Elision Playhouse, which houses Theatre Elision, pictured at night after a performance of the musical "In the Green"
Get there early so you have a time to grab a drink in their sprawling lobby.

If a musical that’s not chiefly concerned with beautiful (or even agreeable) music doesn’t sound like your idea of a fun night out, maybe it’s time to go back to the moment I felt like I had forged a bond between 21st-century me and 12th-century Hildegard. It came when, after being confined in her dark cell for a while, the reluctant oblate sang about feeling a “cinnamon stick ray of sunlight fall through the window.” 

When that tune, called “Sun Song,” proceeded, I felt the weight of what director Lindsay Fitzgerald has created come crashing down on me. I wasn’t fully conscious of it before, but the repetition in the lyrics, the yearning of the movement embodied in the three Hildegards (from movement coordinator Madeline Wall), and the unease imbued in the music (I don’t think a drummer’s skill has ever felt more essential to a piece of theater than Miles Whealy’s efforts here), had combined to form the feeling of a cell more solid than any set designer could have built.

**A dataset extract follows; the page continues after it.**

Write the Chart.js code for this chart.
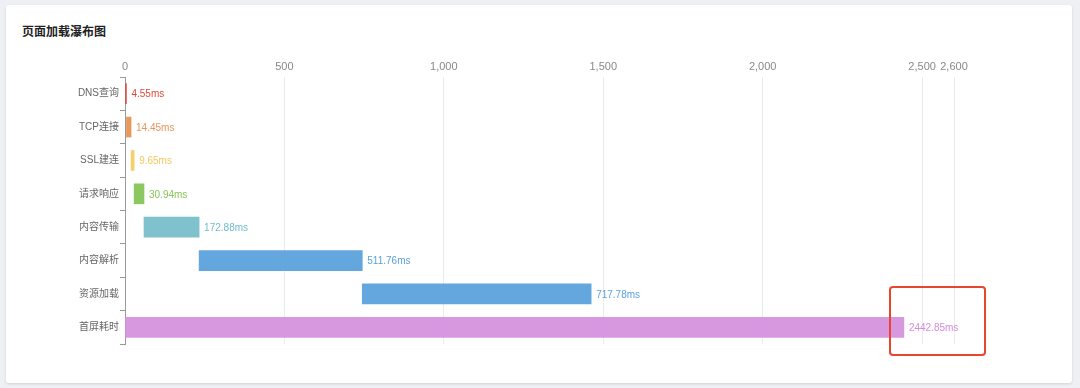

So when Olson held up her hand to touch the sunbeam, Hildegard’s unknowable mind seemed to bubble up under the surface of my skin. 

It’s well-honed moments like these, surreptitiously assembled while you’re focused on the story at hand, that make Theatre Elision’s production of In the Green a visceral, vital story. The disparate elements of the musical may seem humble, or archaic, or odd, but woven together by this team there is enlightenment to be had that will stay with you well beyond the walls of the cell, and of Elision Playhouse.

Full Transparency: I bought my own ticket to In the Green

In the Green

Theatre Elision
Elision Playhouse*
6105 42nd Ave. N.
Crystal, MN 55422

*Just an 18-minute drive from downtown Minneapolis, for those who’ve never been.